The Mavs ran four sets of defensive pairs and three forward lines.  One extra forward, Charlie Adams, was mixed in with the starters at different times.  Early on it made all the difference.

Neither team recorded a shot for the first four minutes, and at the end of the first period the teams had combined for seven less shots than in the first period the night before.  When the final horn sounded UNO had held Mankato to one less shot, two less power play goals and five less total goals.

The Mavs used more defensemen but had more shots (33-28) and more goals (5-3) than the night before with 12 forwards.  The team also blocked 20 shots Saturday night as compared to just five the night before.

“We wanted to make sure that we weren’t playing kinda wide open like we were last night, and [like] we did last Friday against St. Cloud in winning 6-5,” Blais said.  “It paid off.  The guys really worked hard no matter who was in the lineup we needed that kind of effort from everyone tonight.”

Searfoss led off the scoring at 16:09 of the first, beating goaltender Stephon Williams with a wrister high over his far shoulder.  Zombo made it 2-0 just 26 seconds later sliding the puck through the five hole from 20 feet out.

Ryan Walters scored his 10th of the season early in the second to give him points in 9-of-10, and Matt White made it 4-1 with 2:47 remaining in the game on an empty-netter.  Adams capped the scoring 24 seconds later, slamming a puck off Williams who had charged out of the net to stop a breakaway.  Williams was out past the faceoff circles when Adams’ shot hit him and deflected backward into an empty net.

Adams goal to end the scoring at 5-1 was the first of his college career.

“I tried to kind of catch him by surprise,” Searfoss said of his goal.  “I was out a little farther than most guys will shoot the puck so I tried to sneak it up there, and it worked out for the best.”

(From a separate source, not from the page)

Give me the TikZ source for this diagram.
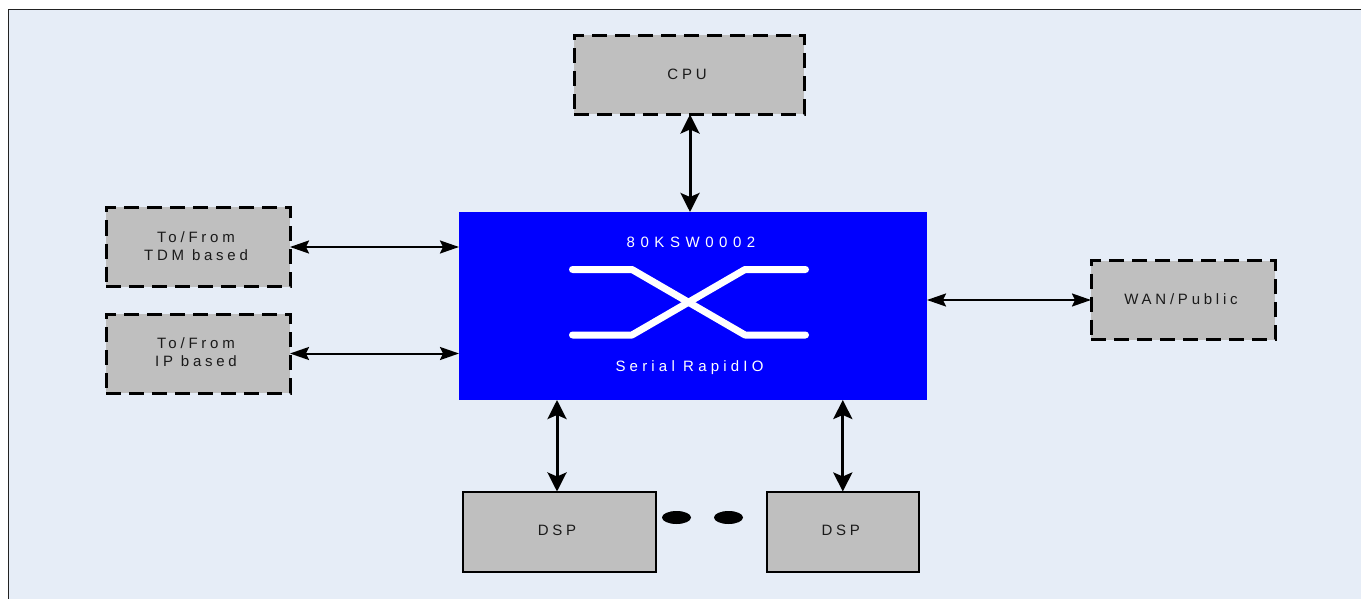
\documentclass[tikz,border=0pt]{standalone}
\usepackage{fontspec}
\setmainfont{Liberation Sans}
\newfontfamily\spaced[LetterSpace=25]{Liberation Sans}
\newfontfamily\busfont[LetterSpace=28]{Liberation Sans}
\newfontfamily\wider[LetterSpace=37]{Liberation Sans}
\usetikzlibrary{arrows.meta,shapes.geometric}
\definecolor{pagebg}{HTML}{E6EDF7}
\definecolor{boxgray}{HTML}{BFBFBF}
\definecolor{frameline}{HTML}{222222}
\definecolor{boxtext}{HTML}{1A1A1A}
\newcommand{\tline}[1]{\raisebox{1pt}[\height][\depth]{#1\kern4pt}}
\tikzset{
  x=1pt,y=-1pt,
  graybox/.style={rectangle,fill=boxgray,text=boxtext,align=center,inner sep=0pt,outer sep=0pt,
    font=\fontsize{15}{18}\selectfont\spaced},
  dashbox/.style={graybox,draw=black,line width=3pt,dash pattern=on 15pt off 8pt,
    minimum width=184pt,minimum height=79pt},
  solidbox/.style={graybox,draw=black,line width=2pt,minimum height=80pt},
  switchbox/.style={rectangle,fill=blue,inner sep=0pt,outer sep=0pt,minimum width=468pt,minimum height=188pt},
  switchtext/.style={text=white,inner sep=0pt},
  xline/.style={draw=white,line width=7pt,line cap=round,line join=round},
  hlink/.style={draw=black,line width=2pt,{Stealth[length=19pt,width=13pt,inset=3pt]}-{Stealth[length=19pt,width=13pt,inset=3pt]}},
  vlink/.style={draw=black,line width=3pt,{Stealth[length=19pt,width=19pt,inset=4pt]}-{Stealth[length=19pt,width=19pt,inset=4pt]}},
  dot/.style={ellipse,fill=black,inner sep=0pt,minimum width=29pt,minimum height=13pt},
}
\begin{document}
\begin{tikzpicture}
\useasboundingbox (0,0) rectangle (1361,599);
\fill[white] (0,0) rectangle (1361,599);
\fill[pagebg] (8.5,9.5) rectangle (1361,599);
\draw[frameline,line width=1pt] (8.5,599) -- (8.5,9.5) -- (1361,9.5);
\node[switchbox] (sw) at (693,306) {};
\node[switchtext,font=\fontsize{15}{18}\selectfont\wider] (swname) at (691,242.5) {80KSW0002};
\node[switchtext,font=\fontsize{15}{18}\selectfont\busfont] (swbus) at (689.5,368) {Serial RapidIO};
\draw[xline] (572.5,269.5) -- (632,269.5) -- (745,335) -- (805.5,335);
\draw[xline] (572.5,335) -- (632,335) -- (745,269.5) -- (805.5,269.5);
\node[dashbox,minimum width=230pt] (cpu) at (689,75) {\tline{CPU}};
\node[dashbox] (tdm) at (198,247) {\tline{To/From}\\\tline{TDM based}};
\node[dashbox] (ip) at (198,353.5) {\tline{To/From}\\\tline{IP based}};
\node[dashbox] (wan) at (1183,300) {\tline{WAN/Public}};
\node[solidbox,minimum width=193pt] (dspa) at (559,531.5) {\tline{DSP}};
\node[solidbox,minimum width=152pt] (dspb) at (842.8,531.5) {\tline{DSP}};
\node[dot] (dota) at (676.5,517.5) {};
\node[dot] (dotb) at (728.5,517.5) {};
\draw[vlink] ([xshift=1pt]cpu.south) -- ([xshift=1pt]cpu.south |- sw.north);
\draw[hlink] (tdm.east) -- (tdm.east -| sw.west);
\draw[hlink] (ip.east) -- (ip.east -| sw.west);
\draw[hlink] (wan.west) -- (wan.west -| sw.east);
\draw[vlink] ([xshift=-2pt]dspa.north) -- ([xshift=-2pt]dspa.north |- sw.south);
\draw[vlink] (dspb.north) -- (dspb.north |- sw.south);
\end{tikzpicture}
\end{document}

Anthony Stolarz started in net and got his second win of the season (2-4-0) a night after replacing an ineffective John Faulkner in the second period.  Outside of a Minnesota State goal at 7:24 of the third period, Stolarz was perfect between the pipes.

The freshman stopped 27 of 28, and displayed his athleticism when Mankato had the puck around the net.

UNO’s top line of Zombo, Walters and Josh Archibald came into the series as one of the most prolific in college hockey.  Over the previous nine games the trio had combined for 18 goals, 27 assists and 45 points, an average of 5 points a game.

But Friday Zombo, Walters and Archibald were a minus -1 on the stat sheet.  Saturday that line bounced back for a plus +4.

“Tonight I felt good,” Stolarz said.  “Everything has been good and [I’ve] been working hard in practice.  The competition with Faulks (Faulkner) and Belly (Dayn Belfour), it’s great.  We push each other in practice, and I’ve really gotten prepared for whenever my name was called.

“Winning tonight was just huge because we lost last night,” Blais said.  “We would have liked to win two games but you gotta give Minnesota State credit, too.  They’re a good hockey team, they’re probably gonna have a chance for home ice in the first round of the playoffs.  That’s a good hockey team.”